[WRITTEN PROBLEM]: Where a line contains the word "this", copy that line in full.
━━━━━ DATASET EXTRACT ━━━━━
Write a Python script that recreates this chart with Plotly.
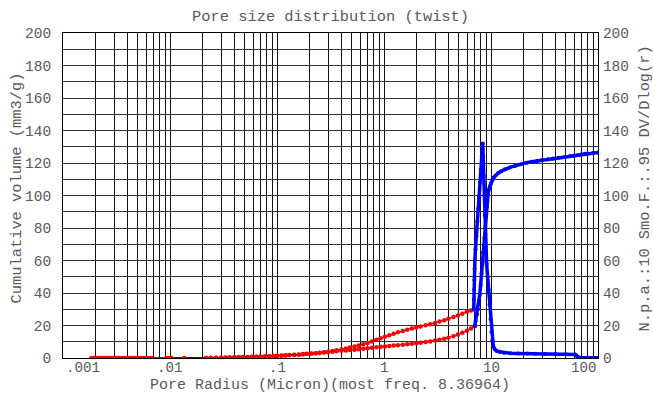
import math
import plotly.graph_objects as go

# ---- data -------------------------------------------------------------
# Differential distribution, fine pores (red points joined by a black line)
dist_fine_r = [0.0217, 0.024, 0.027, 0.030, 0.033, 0.036, 0.040, 0.044, 0.048, 0.053,
               0.058, 0.064, 0.070, 0.077, 0.085, 0.093, 0.10, 0.11, 0.12, 0.13,
               0.145, 0.16, 0.175, 0.19, 0.21, 0.23, 0.25, 0.275, 0.30, 0.33,
               0.36, 0.40, 0.44, 0.48, 0.53, 0.58, 0.64, 0.70, 0.77, 0.85,
               0.93, 1.02, 1.12, 1.23, 1.35, 1.50, 1.65, 1.82, 2.0, 2.2,
               2.45, 2.7, 3.0, 3.3, 3.65, 4.0, 4.45, 4.9, 5.4, 5.95, 6.5, 6.9]
dist_fine_v = [0.0, 0.1, 0.15, 0.2, 0.3, 0.35, 0.4, 0.5, 0.55, 0.6,
               0.7, 0.8, 0.9, 1.0, 1.1, 1.3, 1.4, 1.55, 1.7, 1.85,
               2.0, 2.2, 2.4, 2.55, 2.8, 3.0, 3.25, 3.55, 3.9, 4.3,
               4.7, 5.3, 5.9, 6.4, 7.1, 7.7, 8.5, 9.3, 10.2, 11.2,
               12.2, 13.1, 14.0, 14.9, 15.8, 16.6, 17.4, 18.1, 18.7, 19.4,
               20.1, 20.8, 21.6, 22.4, 23.3, 24.1, 25.2, 26.2, 27.3, 28.4, 29.3, 30.0]

# Cumulative volume, fine pores (red points joined by a blue line)
cum_fine_r = [0.00184, 0.00192, 0.0020, 0.0021, 0.0022, 0.0023, 0.0024, 0.0025, 0.0026,
              0.0027, 0.0028, 0.0029, 0.0030, 0.0031, 0.0032, 0.0034, 0.0036, 0.0038,
              0.0040, 0.0042, 0.0044, 0.0046, 0.0048, 0.0050, 0.0053, 0.0056, 0.0059,
              0.0062, 0.0065, 0.0069,
              0.0093, 0.0098, 0.0103, 0.0136,
              0.0217, 0.024, 0.027, 0.030, 0.033, 0.036, 0.040, 0.044, 0.048, 0.053,
              0.058, 0.064, 0.070, 0.077, 0.085, 0.093, 0.10, 0.11, 0.12, 0.13,
              0.145, 0.16, 0.175, 0.19, 0.21, 0.23, 0.25, 0.275, 0.30, 0.33,
              0.36, 0.40, 0.44, 0.48, 0.53, 0.58, 0.64, 0.70, 0.77, 0.85,
              0.93, 1.02, 1.12, 1.23, 1.35, 1.50, 1.65, 1.82, 2.0, 2.2,
              2.45, 2.7, 3.0, 3.3, 3.65, 4.0, 4.45, 4.9, 5.4, 5.95, 6.5, 7.04]
cum_fine_v = [0, 0, 0, 0, 0, 0, 0, 0, 0,
              0, 0, 0, 0, 0, 0, 0, 0, 0,
              0, 0, 0, 0, 0, 0, 0, 0, 0,
              0, 0, 0,
              0, 0, 0, 0,
              0.0, 0.05, 0.1, 0.15, 0.2, 0.25, 0.3, 0.4, 0.45, 0.5,
              0.6, 0.7, 0.8, 0.9, 1.0, 1.1, 1.2, 1.35, 1.5, 1.65,
              1.8, 2.0, 2.2, 2.4, 2.6, 2.85, 3.1, 3.35, 3.6, 3.85,
              4.1, 4.4, 4.65, 4.9, 5.15, 5.4, 5.7, 6.0, 6.3, 6.6,
              6.9, 7.15, 7.4, 7.65, 7.9, 8.2, 8.5, 8.8, 9.1, 9.4,
              9.8, 10.2, 10.7, 11.2, 11.8, 12.5, 13.4, 14.4, 15.5, 16.8, 18.2, 19.5]

# Cumulative volume, macropores (blue)
cum_macro_r = [7.04, 7.2, 7.4, 7.55, 7.68, 7.85, 8.0, 8.15, 8.3, 8.44,
               8.55, 8.68, 8.8, 8.94, 9.08, 9.2, 9.4, 9.6, 9.8, 10.0,
               10.3, 10.6, 11.0, 11.7, 12.5, 13.5, 15.0, 16.8, 19.0, 21.5,
               24.0, 27.0, 30.0, 34.0, 38.0, 43.0, 49.0, 55.0, 60.0, 65.0,
               70.0, 75.0, 80.0, 90.0, 100.0]
cum_macro_v = [19.5, 23, 27, 30, 33, 39, 45, 52, 59, 65,
               69, 74, 80, 87, 93, 97, 101, 104, 106, 107.5,
               109.5, 111, 112.3, 113.8, 115, 116.2, 117.3, 118.2, 119.3, 120.2,
               120.8, 121.3, 121.8, 122.3, 122.8, 123.3, 123.8, 124.3, 124.6, 125.0,
               125.4, 125.7, 125.9, 126.2, 126.5]

# Differential distribution, macropores (blue), peak at the most frequent radius
dist_macro_r = [6.9, 6.92, 6.95, 6.98, 7.02, 7.08, 7.16, 7.3, 7.45, 7.6,
                7.73, 7.9, 8.05, 8.2, 8.3, 8.36964, 8.45, 8.55, 8.65, 8.75,
                8.85, 8.95, 9.1, 9.3, 9.5, 9.7, 9.9, 10.1, 10.3, 10.5,
                10.8, 11.2, 12.0, 13.2, 15.2, 18.0, 22.0, 26.0, 32.0, 40.0,
                50.0, 61.0, 63.0, 65.0, 70.0, 80.0, 90.0, 100.0]
dist_macro_v = [30, 36, 42, 48, 55, 61, 67, 75, 84, 92,
                99, 108, 116, 124, 129, 132, 124, 112, 100, 88,
                76, 66, 58, 50, 42, 33, 24, 16, 11, 7.5,
                5.5, 4.5, 3.8, 3.3, 2.9, 2.8, 2.7, 2.6, 2.5, 2.4,
                2.3, 2.1, 1.5, 0.4, 0.2, 0.1, 0.1, 0.1]

x_tick_vals = [0.001, 0.01, 0.1, 1, 10, 100]
x_tick_text = [".001", ".01", ".1", "1", "10", "100"]
y_tick_vals = [0, 20, 40, 60, 80, 100, 120, 140, 160, 180, 200]

most_freq = 8.36964

# ---- styling ----------------------------------------------------------
FONT = "Liberation Mono, Courier New, monospace"
TXT = "#5a5a5a"
RED = "#ff0000"
BLUE = "#0000ff"

# plot-area geometry in pixels (used to place the free-standing texts)
PL, PR, PT, PB = 63, 598, 33, 358
PW, PH = PR - PL, PB - PT


def px_to_paper(px, py):
    return (px - PL) / PW, (PB - py) / PH


minor_x = [m * 10.0 ** e for e in range(-3, 2) for m in range(2, 10)]

fig = go.Figure()

fig.add_trace(go.Scatter(
    x=dist_fine_r, y=dist_fine_v, yaxis="y2", mode="lines+markers",
    line=dict(color="#000000", width=1),
    marker=dict(color=RED, size=4.5, line=dict(width=0)),
))
fig.add_trace(go.Scatter(
    x=cum_fine_r, y=cum_fine_v, mode="lines+markers",
    line=dict(color=BLUE, width=1),
    marker=dict(color=RED, size=4.5, line=dict(width=0)),
))
fig.add_trace(go.Scatter(
    x=cum_macro_r, y=cum_macro_v, mode="lines+markers",
    line=dict(color=BLUE, width=3.5),
    marker=dict(color=BLUE, size=4, line=dict(width=0)),
))
fig.add_trace(go.Scatter(
    x=dist_macro_r, y=dist_macro_v, yaxis="y2", mode="lines+markers",
    line=dict(color=BLUE, width=3.5),
    marker=dict(color=BLUE, size=4, line=dict(width=0)),
))

# x tick labels: the end labels are kept inside the plot width
_, tick_y = px_to_paper(0, 367.5)
x_labels = []
for i, (v, t) in enumerate(zip(x_tick_vals, x_tick_text)):
    if i == 0:
        anchor, shift = "left", 1.5
    elif i == len(x_tick_vals) - 1:
        anchor, shift = "right", 0
    else:
        anchor, shift = "center", 0
    x_labels.append(dict(
        text=t, xref="x", yref="paper", x=math.log10(v), y=tick_y,
        xanchor=anchor, yanchor="middle", xshift=shift, showarrow=False, borderpad=0,
        font=dict(family=FONT, size=14.2, color=TXT),
    ))

tx, ty = px_to_paper(330, 17)
xx, xy = px_to_paper(330, 385.5)
lx, ly = px_to_paper(16, 188.5)
rx, ry = px_to_paper(644, 188.5)

fig.update_layout(
    width=653, height=394,
    margin=dict(l=PL, r=653 - PR, t=PT, b=394 - PB, pad=0),
    paper_bgcolor="white", plot_bgcolor="white",
    showlegend=False,
    font=dict(family=FONT, size=14.5, color=TXT),
    xaxis=dict(
        type="log", range=[-3, 2], automargin=False,
        tickvals=x_tick_vals, showticklabels=False, ticks="",
        showgrid=True, gridcolor="#111111", gridwidth=1,
        minor=dict(tickvals=minor_x, showgrid=True, gridcolor="#111111", gridwidth=1, ticks=""),
        showline=True, linecolor="#000000", linewidth=1, mirror=True,
        zeroline=False,
    ),
    yaxis=dict(
        range=[0, 200], automargin=False,
        tickvals=y_tick_vals, ticks="outside", ticklen=8, tickcolor="rgba(0,0,0,0)",
        showgrid=True, gridcolor="#333333", gridwidth=1,
        minor=dict(dtick=10, showgrid=True, gridcolor="#333333", gridwidth=1, ticks=""),
        showline=True, linecolor="#000000", linewidth=1,
        zeroline=False, tickfont=dict(family=FONT, size=14.5, color=TXT),
    ),
    yaxis2=dict(
        range=[0, 200], overlaying="y", side="right", automargin=False,
        tickvals=y_tick_vals, ticks="outside", ticklen=1, tickcolor="rgba(0,0,0,0)",
        showgrid=False, showline=True, linecolor="#000000", linewidth=1,
        zeroline=False, tickfont=dict(family=FONT, size=14.5, color=TXT),
    ),
    annotations=x_labels + [
        dict(text="Pore size distribution (twist)", xref="paper", yref="paper",
             x=tx, y=ty, xanchor="center", yanchor="middle",
             showarrow=False, font=dict(family=FONT, size=15.4, color=TXT)),
        dict(text=f"Pore Radius (Micron)(most freq. {most_freq})", xref="paper", yref="paper",
             x=xx, y=xy, xanchor="center", yanchor="middle", borderpad=0,
             showarrow=False, font=dict(family=FONT, size=15.0, color=TXT)),
        dict(text="Cumulative volume (mm3/g)", xref="paper", yref="paper",
             x=lx, y=ly, xanchor="center", yanchor="middle",
             textangle=-90, showarrow=False, font=dict(family=FONT, size=15.4, color=TXT)),
        dict(text="N.p.a.:10 Smo.F.:.95 DV/Dlog(r)", xref="paper", yref="paper",
             x=rx, y=ry, xanchor="center", yanchor="middle",
             textangle=-90, showarrow=False, font=dict(family=FONT, size=15.4, color=TXT)),
    ],
)

fig.write_html("out.html")
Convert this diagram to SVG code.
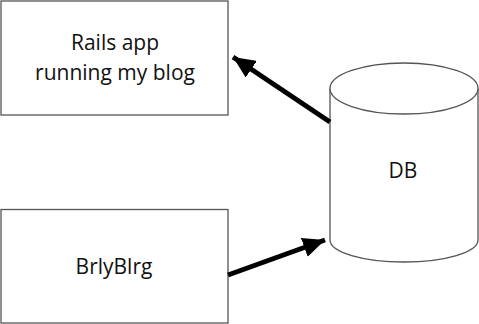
━━━━━
[TASK ANSWER]:
Write a Python script that recreates this chart with Plotly.
Convert this diagram to SVG code.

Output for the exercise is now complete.